9. Implementation Details
- Backbone: ResNet34 (ImageNet pretrained)
- Training: 30 epochs, batch size 8, learning rate \(3 \times 10^{-4}\)
- Hardware: 2 × NVIDIA RTX 4090 (24 GB each)
- Temporal processing: 5-frame sliding window with stride 1
- Data augmentation: Center offset (±5%), scale (±6%), color jitter (±30%), rotation (±10°)
10. Datasets
| Dataset | Training samples | # Cameras | Notes |
|---|---|---|---|
| HanCo | 107,538 instances | 8 synchronized | 5 Hz, rich temporal information |
| DexYCB-MV | 25,387 samples | 8 views | Hand-object interaction |
| OakInk-MV | 58,692 samples | 4 views | Diverse tool grasping |
11. Comparison with HaMuCo
The primary baseline is the prior self-supervised SOTA, HaMuCo.
| Aspect | HaMuCo | UST-Hand |
|---|---|---|
| Uncertainty modeling | None (deterministic) | Conditional Normalizing Flow |
| # Hypotheses | 1 | M hypotheses + 1 mode |
| Point cloud | None | Anchor + Query dual point clouds |
| Temporal modeling | Limited | Temporal Attention (STPT) |
| HanCo MPVPE | 9.35mm | 5.82mm (37.8% improvement) |
| Sparse-view robustness | Low | High |
| Noisy pseudo-label robustness | Low | High |
12. Summary
UST-Hand’s core insight is: don’t avoid uncertainty — model it explicitly and put it to work.

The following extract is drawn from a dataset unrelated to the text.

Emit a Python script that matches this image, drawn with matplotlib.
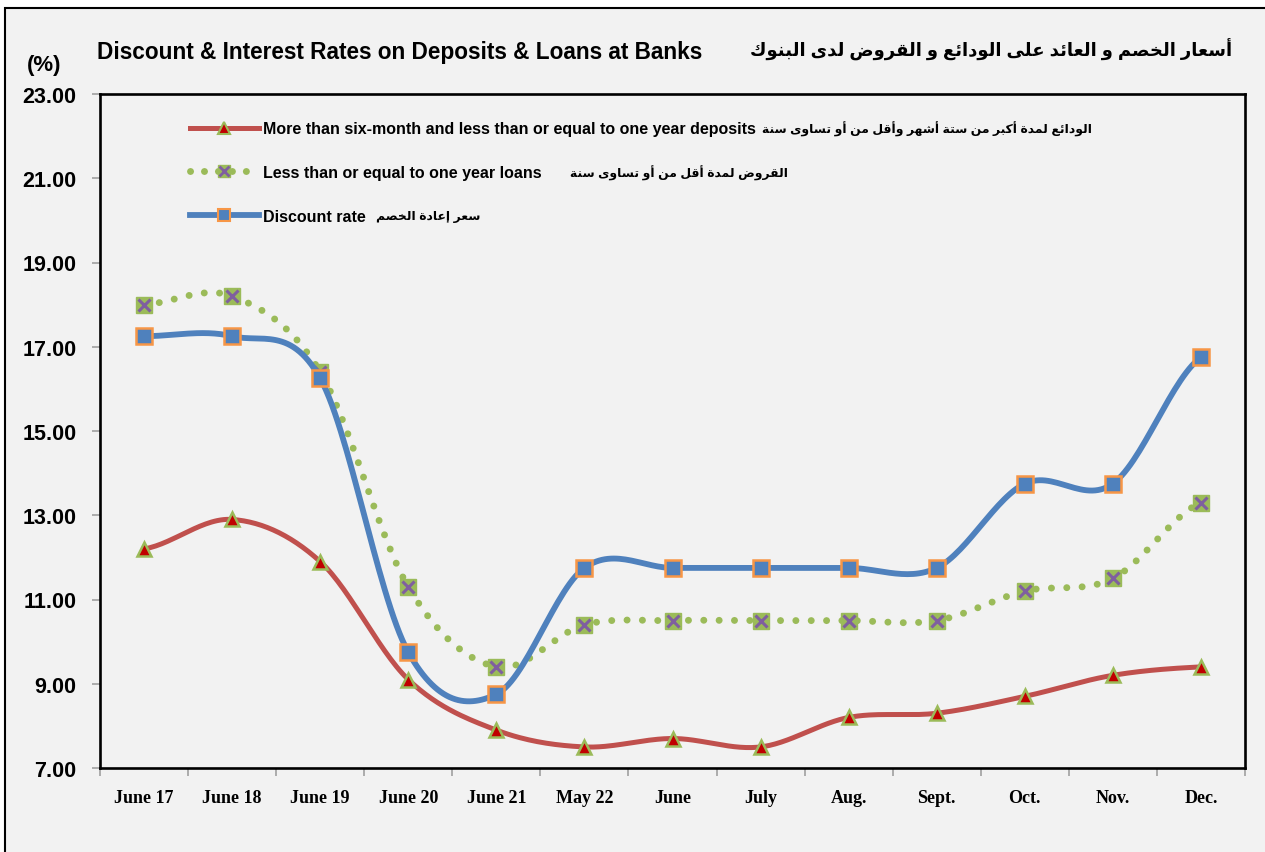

“Under noisy pseudo-label supervision, a single deterministic prediction is fragile. Model the distribution, project it into 3D space, and refine it with spatiotemporal interaction — then it becomes robust.”
Three contributions work together:
- Conditional Normalizing Flow: Learns a distribution over poses rather than a point estimate. Responds probabilistically to noisy supervision.
- Probabilistic point cloud: Represents distributional diversity (anchor) and a deterministic reference (query) simultaneously in 3D space.
- STPT: Spatial (k-NN) + temporal (cross-frame) + cross (anchor↔query) attention iteratively refines the pose estimate.
The improvements — 37.8% on HanCo, 23.2% on OakInk-MV, 14.5% on DexYCB-MV — validate the practical value of this approach for annotation-free 3D hand pose estimation.